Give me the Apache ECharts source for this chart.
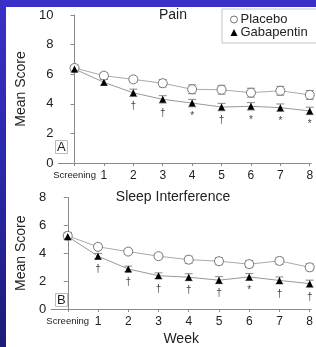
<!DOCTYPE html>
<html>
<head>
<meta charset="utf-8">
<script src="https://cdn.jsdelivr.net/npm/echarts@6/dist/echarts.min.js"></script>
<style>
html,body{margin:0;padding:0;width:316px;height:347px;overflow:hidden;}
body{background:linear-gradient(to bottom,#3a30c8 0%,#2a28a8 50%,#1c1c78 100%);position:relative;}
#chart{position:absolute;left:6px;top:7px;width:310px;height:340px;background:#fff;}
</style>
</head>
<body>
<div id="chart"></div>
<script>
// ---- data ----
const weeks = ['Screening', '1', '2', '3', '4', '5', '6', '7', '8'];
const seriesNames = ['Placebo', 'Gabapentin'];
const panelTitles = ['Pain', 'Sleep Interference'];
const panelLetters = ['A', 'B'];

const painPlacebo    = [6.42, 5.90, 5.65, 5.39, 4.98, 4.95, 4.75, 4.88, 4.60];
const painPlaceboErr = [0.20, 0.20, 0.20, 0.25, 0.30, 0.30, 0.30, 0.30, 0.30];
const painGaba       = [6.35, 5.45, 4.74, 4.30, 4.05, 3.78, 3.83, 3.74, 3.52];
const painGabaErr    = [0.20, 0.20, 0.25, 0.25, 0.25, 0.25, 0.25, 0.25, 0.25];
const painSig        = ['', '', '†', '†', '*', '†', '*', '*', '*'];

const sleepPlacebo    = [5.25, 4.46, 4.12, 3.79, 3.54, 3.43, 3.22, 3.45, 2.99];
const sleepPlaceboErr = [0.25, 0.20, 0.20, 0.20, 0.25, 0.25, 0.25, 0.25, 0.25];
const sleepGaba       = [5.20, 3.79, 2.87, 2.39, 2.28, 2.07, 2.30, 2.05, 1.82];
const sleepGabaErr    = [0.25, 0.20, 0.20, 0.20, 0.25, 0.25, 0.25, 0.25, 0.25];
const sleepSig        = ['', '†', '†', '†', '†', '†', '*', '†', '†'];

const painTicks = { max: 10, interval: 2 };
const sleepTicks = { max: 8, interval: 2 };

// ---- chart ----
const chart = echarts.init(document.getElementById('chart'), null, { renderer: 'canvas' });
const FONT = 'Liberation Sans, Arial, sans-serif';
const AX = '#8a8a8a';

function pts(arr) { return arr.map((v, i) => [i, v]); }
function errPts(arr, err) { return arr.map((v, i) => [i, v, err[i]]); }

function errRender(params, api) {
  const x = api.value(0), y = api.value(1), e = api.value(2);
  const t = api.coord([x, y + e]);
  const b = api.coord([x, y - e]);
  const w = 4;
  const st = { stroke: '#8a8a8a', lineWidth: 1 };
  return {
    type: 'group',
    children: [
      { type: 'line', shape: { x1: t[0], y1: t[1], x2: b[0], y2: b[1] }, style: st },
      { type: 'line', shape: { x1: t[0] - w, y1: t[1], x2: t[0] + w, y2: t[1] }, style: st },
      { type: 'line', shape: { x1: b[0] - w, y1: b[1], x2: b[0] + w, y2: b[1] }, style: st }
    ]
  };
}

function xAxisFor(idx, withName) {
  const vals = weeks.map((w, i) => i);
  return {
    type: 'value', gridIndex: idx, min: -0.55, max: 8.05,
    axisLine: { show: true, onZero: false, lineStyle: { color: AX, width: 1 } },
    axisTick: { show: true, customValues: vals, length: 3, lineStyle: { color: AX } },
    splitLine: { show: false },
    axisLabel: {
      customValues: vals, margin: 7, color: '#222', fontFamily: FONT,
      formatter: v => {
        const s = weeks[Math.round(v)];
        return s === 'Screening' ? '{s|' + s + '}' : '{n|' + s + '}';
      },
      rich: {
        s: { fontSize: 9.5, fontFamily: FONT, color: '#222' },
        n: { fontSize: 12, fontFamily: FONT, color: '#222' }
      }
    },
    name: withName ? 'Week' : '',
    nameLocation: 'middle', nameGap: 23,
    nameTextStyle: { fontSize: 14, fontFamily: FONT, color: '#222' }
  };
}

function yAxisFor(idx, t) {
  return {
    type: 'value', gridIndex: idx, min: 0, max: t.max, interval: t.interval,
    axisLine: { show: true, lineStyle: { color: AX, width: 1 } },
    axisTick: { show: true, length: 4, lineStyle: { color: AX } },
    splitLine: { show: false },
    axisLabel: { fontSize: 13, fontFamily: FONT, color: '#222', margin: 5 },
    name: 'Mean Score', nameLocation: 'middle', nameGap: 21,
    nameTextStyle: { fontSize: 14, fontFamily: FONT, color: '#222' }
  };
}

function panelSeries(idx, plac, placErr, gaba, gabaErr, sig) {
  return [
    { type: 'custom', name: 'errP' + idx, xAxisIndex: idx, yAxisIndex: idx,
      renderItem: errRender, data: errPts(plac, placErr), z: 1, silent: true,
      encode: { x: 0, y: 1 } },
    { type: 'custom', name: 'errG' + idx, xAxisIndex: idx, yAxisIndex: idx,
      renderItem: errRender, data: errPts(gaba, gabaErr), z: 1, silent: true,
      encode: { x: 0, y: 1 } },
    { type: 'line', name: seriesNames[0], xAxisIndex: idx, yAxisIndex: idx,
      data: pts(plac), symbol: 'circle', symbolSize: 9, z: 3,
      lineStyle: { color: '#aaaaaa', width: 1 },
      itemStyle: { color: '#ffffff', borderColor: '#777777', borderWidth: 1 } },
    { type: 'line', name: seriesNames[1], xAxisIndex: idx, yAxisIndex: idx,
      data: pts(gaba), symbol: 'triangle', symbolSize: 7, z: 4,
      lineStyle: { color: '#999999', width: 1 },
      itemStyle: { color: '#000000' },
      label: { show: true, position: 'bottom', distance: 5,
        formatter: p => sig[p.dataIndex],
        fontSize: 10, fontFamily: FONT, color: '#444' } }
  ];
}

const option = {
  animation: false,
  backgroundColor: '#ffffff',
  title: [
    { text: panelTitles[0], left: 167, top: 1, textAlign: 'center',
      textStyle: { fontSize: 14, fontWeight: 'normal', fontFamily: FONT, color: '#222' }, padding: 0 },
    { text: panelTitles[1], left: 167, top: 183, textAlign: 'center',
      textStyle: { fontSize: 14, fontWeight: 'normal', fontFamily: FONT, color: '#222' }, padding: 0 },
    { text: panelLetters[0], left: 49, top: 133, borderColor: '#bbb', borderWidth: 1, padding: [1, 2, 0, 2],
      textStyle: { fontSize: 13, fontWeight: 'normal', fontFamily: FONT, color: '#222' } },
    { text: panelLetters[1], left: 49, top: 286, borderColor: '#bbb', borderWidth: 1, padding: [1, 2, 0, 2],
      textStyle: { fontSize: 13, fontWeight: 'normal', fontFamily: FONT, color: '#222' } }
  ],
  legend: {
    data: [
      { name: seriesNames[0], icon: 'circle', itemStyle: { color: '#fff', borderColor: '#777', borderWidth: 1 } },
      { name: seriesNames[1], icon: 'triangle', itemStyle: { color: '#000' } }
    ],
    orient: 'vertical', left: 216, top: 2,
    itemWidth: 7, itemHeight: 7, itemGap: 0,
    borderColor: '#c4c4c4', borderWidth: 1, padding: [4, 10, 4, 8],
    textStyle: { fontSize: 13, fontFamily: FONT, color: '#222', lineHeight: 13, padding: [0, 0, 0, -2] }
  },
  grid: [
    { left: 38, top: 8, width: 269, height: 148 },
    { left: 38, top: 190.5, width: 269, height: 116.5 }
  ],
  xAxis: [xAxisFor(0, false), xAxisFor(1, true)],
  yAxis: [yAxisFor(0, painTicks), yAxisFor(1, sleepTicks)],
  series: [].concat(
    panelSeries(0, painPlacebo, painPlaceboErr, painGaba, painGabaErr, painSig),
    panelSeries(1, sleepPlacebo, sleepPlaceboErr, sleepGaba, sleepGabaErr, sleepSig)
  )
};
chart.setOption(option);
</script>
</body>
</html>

━━━━━━

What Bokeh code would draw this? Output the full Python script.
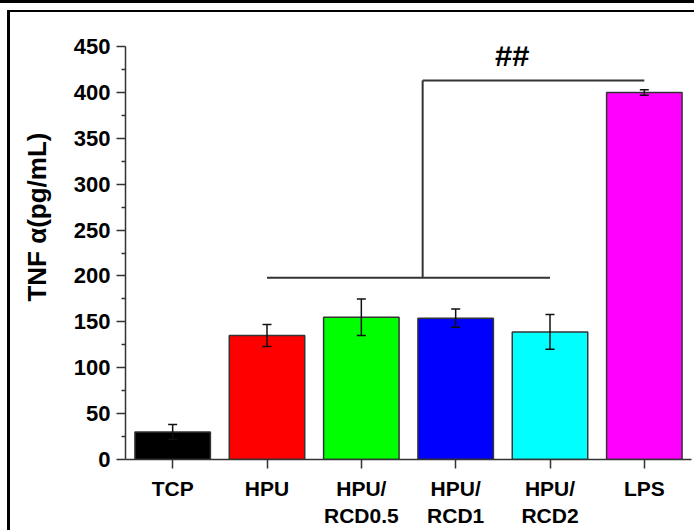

━━━━━━

Of the lines above, quote exactly those from the one with "Give me the" through the one with "function errPts(arr, err)", ends included; pictures stay out.

■ FULL ANSWER ■
Give me the Apache ECharts source for this chart.
<!DOCTYPE html>
<html>
<head>
<meta charset="utf-8">
<script src="https://cdn.jsdelivr.net/npm/echarts@6/dist/echarts.min.js"></script>
<style>
html,body{margin:0;padding:0;width:316px;height:347px;overflow:hidden;}
body{background:linear-gradient(to bottom,#3a30c8 0%,#2a28a8 50%,#1c1c78 100%);position:relative;}
#chart{position:absolute;left:6px;top:7px;width:310px;height:340px;background:#fff;}
</style>
</head>
<body>
<div id="chart"></div>
<script>
// ---- data ----
const weeks = ['Screening', '1', '2', '3', '4', '5', '6', '7', '8'];
const seriesNames = ['Placebo', 'Gabapentin'];
const panelTitles = ['Pain', 'Sleep Interference'];
const panelLetters = ['A', 'B'];

const painPlacebo    = [6.42, 5.90, 5.65, 5.39, 4.98, 4.95, 4.75, 4.88, 4.60];
const painPlaceboErr = [0.20, 0.20, 0.20, 0.25, 0.30, 0.30, 0.30, 0.30, 0.30];
const painGaba       = [6.35, 5.45, 4.74, 4.30, 4.05, 3.78, 3.83, 3.74, 3.52];
const painGabaErr    = [0.20, 0.20, 0.25, 0.25, 0.25, 0.25, 0.25, 0.25, 0.25];
const painSig        = ['', '', '†', '†', '*', '†', '*', '*', '*'];

const sleepPlacebo    = [5.25, 4.46, 4.12, 3.79, 3.54, 3.43, 3.22, 3.45, 2.99];
const sleepPlaceboErr = [0.25, 0.20, 0.20, 0.20, 0.25, 0.25, 0.25, 0.25, 0.25];
const sleepGaba       = [5.20, 3.79, 2.87, 2.39, 2.28, 2.07, 2.30, 2.05, 1.82];
const sleepGabaErr    = [0.25, 0.20, 0.20, 0.20, 0.25, 0.25, 0.25, 0.25, 0.25];
const sleepSig        = ['', '†', '†', '†', '†', '†', '*', '†', '†'];

const painTicks = { max: 10, interval: 2 };
const sleepTicks = { max: 8, interval: 2 };

// ---- chart ----
const chart = echarts.init(document.getElementById('chart'), null, { renderer: 'canvas' });
const FONT = 'Liberation Sans, Arial, sans-serif';
const AX = '#8a8a8a';

function pts(arr) { return arr.map((v, i) => [i, v]); }
function errPts(arr, err) { return arr.map((v, i) => [i, v, err[i]]); }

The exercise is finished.